The fact that such exceptions are few and far between is understandable. Defendants frequently move to suppress evidence on Fourth Amendment grounds. In many, perhaps most, of these instances the police, uncertain of how the Fourth Amendment applied to the particular factual circumstances they faced, will have acted in objective good faith. Yet, in a significant percentage of these instances, courts will find that the police were wrong. …

But an officer who conducts a search that he believes complies with the Constitution but which, it ultimately turns out, falls just outside the Fourth Amendment’s bounds is no more culpable than an officer who follows erroneous “binding precedent.” Nor is an officer more culpable where circuit precedent is simply suggestive rather than “binding,” where it only describes how to treat roughly analogous instances, or where it just does not exist. Thus, if the Court means what it now says, if it would place determinative weight upon the culpability of an individual officer’s conduct, and if it would apply the exclusionary rule only where a Fourth Amendment violation was “deliberate, reckless, or grossly negligent,” then the “good faith” exception will swallow the exclusionary rule. Indeed, our broad dicta in Herring—dicta the Court repeats and expands upon today—may already be leading lower courts in this direction. See United States v. Julius, 610 F. 3d 60, 66–67 (CA2 2010) (assuming warrantless search was unconstitutional and remanding for District Court to “perform the cost/benefit analysis required by Herring” and to consider “whether the degree of police culpability in this case rose beyond mere … negligence” before ordering suppression); United States v. Master, 614 F. 3d 236, 243 (CA6 2010) (“[T]he Herring Court’s emphasis seems weighed more toward preserving evidence for use in obtaining convictions, even if illegally seized … unless the officers engage in ‘deliberate, reckless, or grossly negligent conduct’” (quoting Herring, supra, at 144)). Today’s decision will doubtless accelerate this trend.

Any such change (which may already be underway) would affect not “an exceedingly small set of cases,” ante, at 18, but a very large number of cases, potentially many thousands each year.
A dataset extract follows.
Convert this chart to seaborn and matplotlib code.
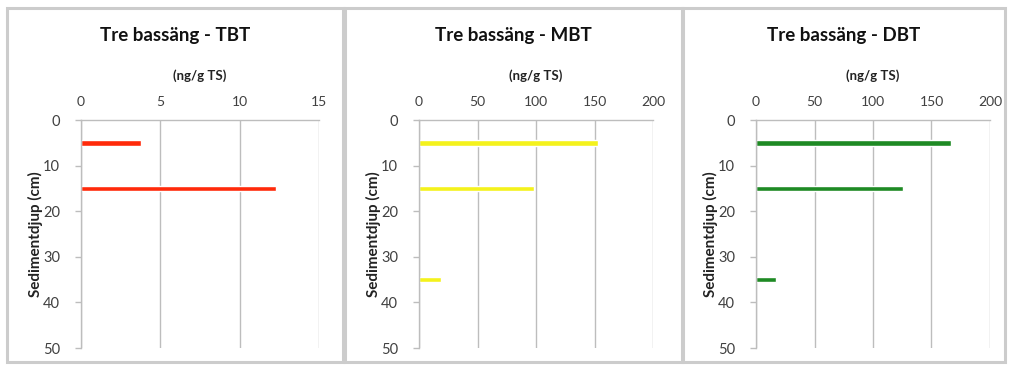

See Valdes, supra, at 1728. And since the exclusionary rule is often the only sanction available for a Fourth Amendment violation, the Fourth Amendment would no longer protect ordinary Americans from “unreasonable searches and seizures.” See Wolf v. Colorado, 338 U. S. 25, 41 (1949) (Murphy, J., dissenting) (overruled by Mapp v. Ohio, 367 U. S. 643 (1961)) (In many circumstances, “there is but one alternative to the rule of exclusion. That is no sanction at all”); Herring, supra, at 152 (GINSBURG, J., dissenting) (the exclusionary rule is “an essential auxiliary” to the Fourth Amendment). It would become a watered-down Fourth Amendment, offering its protection against only those searches and seizures that are egregiously unreasonable.